**PROBLEM STATEMENT:** Retype each line exactly. Skip images.

**Records with drawing code:**
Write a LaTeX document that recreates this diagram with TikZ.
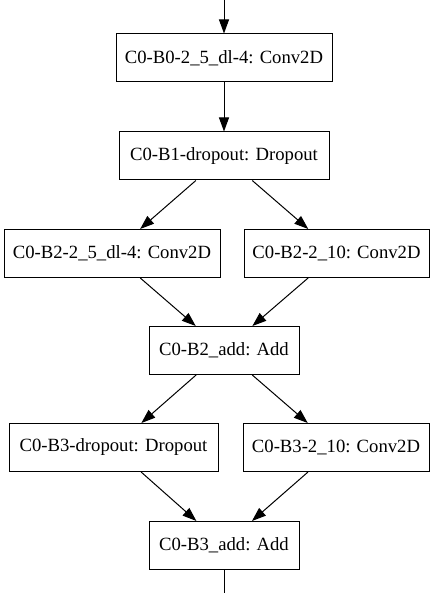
\documentclass[tikz,border=0pt]{standalone}
\usepackage{fontspec}
\setmainfont{Liberation Serif}
\newfontfamily\tmsfont{Liberation Serif}
\usetikzlibrary{arrows.meta}
\begin{document}
\begin{tikzpicture}[x=1pt,y=-1pt,
  box/.style={draw,line width=1pt,inner sep=0pt,minimum height=48pt,font=\tmsfont\fontsize{18.67}{22}\selectfont},
  edge/.style={line width=1pt,-{Triangle[length=14pt,width=10pt]}}]
\useasboundingbox (0,0) rectangle (436,593);
\coordinate (top) at (224,0);
\coordinate (bot) at (224,593);
\node[box,minimum width=216pt] (b0) at (224,58) {C0-B0-2\_5\_dl-4: Conv2D};
\node[box,minimum width=210pt] (b1) at (224,156) {C0-B1-dropout: Dropout};
\node[box,minimum width=216pt] (b2a) at (112,253.5) {C0-B2-2\_5\_dl-4: Conv2D};
\node[box,minimum width=185pt] (b2b) at (336.5,253.5) {C0-B2-2\_10: Conv2D};
\node[box,minimum width=150pt] (add2) at (224,350.5) {C0-B2\_add: Add};
\node[box,minimum width=209pt] (b3a) at (113.5,447.5) {C0-B3-dropout: Dropout};
\node[box,minimum width=186pt] (b3b) at (336,447.5) {C0-B3-2\_10: Conv2D};
\node[box,minimum width=150pt] (add3) at (224,545.5) {C0-B3\_add: Add};
\draw[edge] (top) -- (b0);
\draw[edge] (b0) -- (b1);
\draw[edge] (b1) -- (b2a);
\draw[edge] (b1) -- (b2b);
\draw[edge] (b2a) -- (add2);
\draw[edge] (b2b) -- (add2);
\draw[edge] (add2) -- (b3a);
\draw[edge] (add2) -- (b3b);
\draw[edge] (b3a) -- (add3);
\draw[edge] (b3b) -- (add3);
\draw[line width=1pt] (add3) -- (bot);
\end{tikzpicture}
\end{document}
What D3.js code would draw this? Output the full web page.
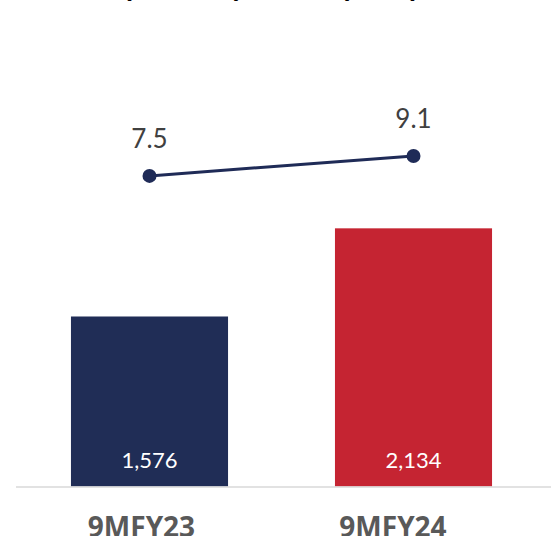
<!DOCTYPE html>
<html>
<head>
<meta charset="utf-8">
<script src="https://cdn.jsdelivr.net/npm/d3@7"></script>
<style>
  html, body { margin: 0; padding: 0; background: #fff; }
  svg { display: block; }
</style>
</head>
<body>
<svg id="chart" width="551" height="536"></svg>
<script>
// Categories and series
const categories = ["9MFY23", "9MFY24"];
const barValues = [1576, 2134];
const lineValues = [7.5, 9.1];
const barLabels = ["1,576", "2,134"];
const lineLabels = ["7.5", "9.1"];
const barColors = ["#202d56", "#c52432"];
const titleText = "(₹ Crore) & RoA (in %)";

const W = 551, H = 536;
const svg = d3.select("#chart");
const baseY = 486.5, topY = 12.5;

// Scales
const x = d3.scaleBand().domain(categories).range([17.5, 545.5])
  .paddingInner(0.405).paddingOuter(0.2025);
const y = d3.scaleLinear().domain([500, 3500]).range([baseY, topY]);
const y2 = d3.scaleLinear().domain([-17.4, 20.6]).range([baseY, topY]);
const labelX = d3.scalePoint().domain(categories).range([141, 392.5]);

// Title (second line, mostly above the visible area)
svg.append("text")
  .attr("x", 271).attr("y", -3)
  .attr("text-anchor", "middle")
  .attr("font-family", "'Open Sans', sans-serif")
  .attr("font-weight", 700)
  .attr("font-size", 28)
  .attr("fill", "#000")
  .text(titleText);

// Bars
svg.selectAll("rect.bar").data(categories).enter().append("rect")
  .attr("class", "bar")
  .attr("x", d => x(d))
  .attr("width", x.bandwidth())
  .attr("y", (d, i) => y(barValues[i]))
  .attr("height", (d, i) => baseY - y(barValues[i]))
  .attr("fill", (d, i) => barColors[i]);

// Bar value labels
svg.selectAll("text.barlabel").data(categories).enter().append("text")
  .attr("class", "barlabel")
  .attr("x", d => x(d) + x.bandwidth() / 2)
  .attr("y", baseY - 19)
  .attr("text-anchor", "middle")
  .attr("font-family", "Lato, sans-serif")
  .attr("font-size", 22)
  .attr("fill", "#fff")
  .text((d, i) => barLabels[i]);

// Baseline
svg.append("line")
  .attr("x1", 16).attr("x2", W)
  .attr("y1", baseY + 0.5).attr("y2", baseY + 0.5)
  .attr("stroke", "#d9d9d9").attr("stroke-width", 1.5);

// Line series
const cx = d => x(d) + x.bandwidth() / 2;
const line = d3.line().x(d => cx(d)).y((d, i) => y2(lineValues[i]));
svg.append("path")
  .datum(categories)
  .attr("d", line)
  .attr("fill", "none")
  .attr("stroke", "#1f2b57")
  .attr("stroke-width", 3);

svg.selectAll("circle.dot").data(categories).enter().append("circle")
  .attr("class", "dot")
  .attr("cx", d => cx(d))
  .attr("cy", (d, i) => y2(lineValues[i]))
  .attr("r", 7)
  .attr("fill", "#1f2b57");

svg.selectAll("text.linelabel").data(categories).enter().append("text")
  .attr("class", "linelabel")
  .attr("x", d => cx(d))
  .attr("y", (d, i) => y2(lineValues[i]) - 27.5)
  .attr("text-anchor", "middle")
  .attr("font-family", "Lato, sans-serif")
  .attr("font-size", 26)
  .attr("fill", "#404040")
  .text((d, i) => lineLabels[i]);

// Category axis
const axis = svg.append("g")
  .attr("transform", `translate(0, ${baseY})`)
  .call(d3.axisBottom(labelX).tickSize(0).tickPadding(31));
axis.select(".domain").remove();
axis.selectAll("text")
  .attr("font-family", "'Open Sans', sans-serif")
  .attr("font-weight", 700)
  .attr("font-size", 28)
  .attr("fill", "#595959");
</script>
</body>
</html>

**TASK SOLUTION:**
Write a LaTeX document that recreates this diagram with TikZ.
\documentclass[tikz,border=0pt]{standalone}
\usepackage{fontspec}
\setmainfont{Liberation Serif}
\newfontfamily\tmsfont{Liberation Serif}
\usetikzlibrary{arrows.meta}
\begin{document}
\begin{tikzpicture}[x=1pt,y=-1pt,
  box/.style={draw,line width=1pt,inner sep=0pt,minimum height=48pt,font=\tmsfont\fontsize{18.67}{22}\selectfont},
  edge/.style={line width=1pt,-{Triangle[length=14pt,width=10pt]}}]
\useasboundingbox (0,0) rectangle (436,593);
\coordinate (top) at (224,0);
\coordinate (bot) at (224,593);
\node[box,minimum width=216pt] (b0) at (224,58) {C0-B0-2\_5\_dl-4: Conv2D};
\node[box,minimum width=210pt] (b1) at (224,156) {C0-B1-dropout: Dropout};
\node[box,minimum width=216pt] (b2a) at (112,253.5) {C0-B2-2\_5\_dl-4: Conv2D};
\node[box,minimum width=185pt] (b2b) at (336.5,253.5) {C0-B2-2\_10: Conv2D};
\node[box,minimum width=150pt] (add2) at (224,350.5) {C0-B2\_add: Add};
\node[box,minimum width=209pt] (b3a) at (113.5,447.5) {C0-B3-dropout: Dropout};
\node[box,minimum width=186pt] (b3b) at (336,447.5) {C0-B3-2\_10: Conv2D};
\node[box,minimum width=150pt] (add3) at (224,545.5) {C0-B3\_add: Add};
\draw[edge] (top) -- (b0);
\draw[edge] (b0) -- (b1);
\draw[edge] (b1) -- (b2a);
\draw[edge] (b1) -- (b2b);
\draw[edge] (b2a) -- (add2);
\draw[edge] (b2b) -- (add2);
\draw[edge] (add2) -- (b3a);
\draw[edge] (add2) -- (b3b);
\draw[edge] (b3a) -- (add3);
\draw[edge] (b3b) -- (add3);
\draw[line width=1pt] (add3) -- (bot);
\end{tikzpicture}
\end{document}
What D3.js code would draw this? Output the full web page.
<!DOCTYPE html>
<html>
<head>
<meta charset="utf-8">
<script src="https://cdn.jsdelivr.net/npm/d3@7"></script>
<style>
  html, body { margin: 0; padding: 0; background: #fff; }
  svg { display: block; }
</style>
</head>
<body>
<svg id="chart" width="551" height="536"></svg>
<script>
// Categories and series
const categories = ["9MFY23", "9MFY24"];
const barValues = [1576, 2134];
const lineValues = [7.5, 9.1];
const barLabels = ["1,576", "2,134"];
const lineLabels = ["7.5", "9.1"];
const barColors = ["#202d56", "#c52432"];
const titleText = "(₹ Crore) & RoA (in %)";

const W = 551, H = 536;
const svg = d3.select("#chart");
const baseY = 486.5, topY = 12.5;

// Scales
const x = d3.scaleBand().domain(categories).range([17.5, 545.5])
  .paddingInner(0.405).paddingOuter(0.2025);
const y = d3.scaleLinear().domain([500, 3500]).range([baseY, topY]);
const y2 = d3.scaleLinear().domain([-17.4, 20.6]).range([baseY, topY]);
const labelX = d3.scalePoint().domain(categories).range([141, 392.5]);

// Title (second line, mostly above the visible area)
svg.append("text")
  .attr("x", 271).attr("y", -3)
  .attr("text-anchor", "middle")
  .attr("font-family", "'Open Sans', sans-serif")
  .attr("font-weight", 700)
  .attr("font-size", 28)
  .attr("fill", "#000")
  .text(titleText);

// Bars
svg.selectAll("rect.bar").data(categories).enter().append("rect")
  .attr("class", "bar")
  .attr("x", d => x(d))
  .attr("width", x.bandwidth())
  .attr("y", (d, i) => y(barValues[i]))
  .attr("height", (d, i) => baseY - y(barValues[i]))
  .attr("fill", (d, i) => barColors[i]);

// Bar value labels
svg.selectAll("text.barlabel").data(categories).enter().append("text")
  .attr("class", "barlabel")
  .attr("x", d => x(d) + x.bandwidth() / 2)
  .attr("y", baseY - 19)
  .attr("text-anchor", "middle")
  .attr("font-family", "Lato, sans-serif")
  .attr("font-size", 22)
  .attr("fill", "#fff")
  .text((d, i) => barLabels[i]);

// Baseline
svg.append("line")
  .attr("x1", 16).attr("x2", W)
  .attr("y1", baseY + 0.5).attr("y2", baseY + 0.5)
  .attr("stroke", "#d9d9d9").attr("stroke-width", 1.5);

// Line series
const cx = d => x(d) + x.bandwidth() / 2;
const line = d3.line().x(d => cx(d)).y((d, i) => y2(lineValues[i]));
svg.append("path")
  .datum(categories)
  .attr("d", line)
  .attr("fill", "none")
  .attr("stroke", "#1f2b57")
  .attr("stroke-width", 3);

svg.selectAll("circle.dot").data(categories).enter().append("circle")
  .attr("class", "dot")
  .attr("cx", d => cx(d))
  .attr("cy", (d, i) => y2(lineValues[i]))
  .attr("r", 7)
  .attr("fill", "#1f2b57");

svg.selectAll("text.linelabel").data(categories).enter().append("text")
  .attr("class", "linelabel")
  .attr("x", d => cx(d))
  .attr("y", (d, i) => y2(lineValues[i]) - 27.5)
  .attr("text-anchor", "middle")
  .attr("font-family", "Lato, sans-serif")
  .attr("font-size", 26)
  .attr("fill", "#404040")
  .text((d, i) => lineLabels[i]);

// Category axis
const axis = svg.append("g")
  .attr("transform", `translate(0, ${baseY})`)
  .call(d3.axisBottom(labelX).tickSize(0).tickPadding(31));
axis.select(".domain").remove();
axis.selectAll("text")
  .attr("font-family", "'Open Sans', sans-serif")
  .attr("font-weight", 700)
  .attr("font-size", 28)
  .attr("fill", "#595959");
</script>
</body>
</html>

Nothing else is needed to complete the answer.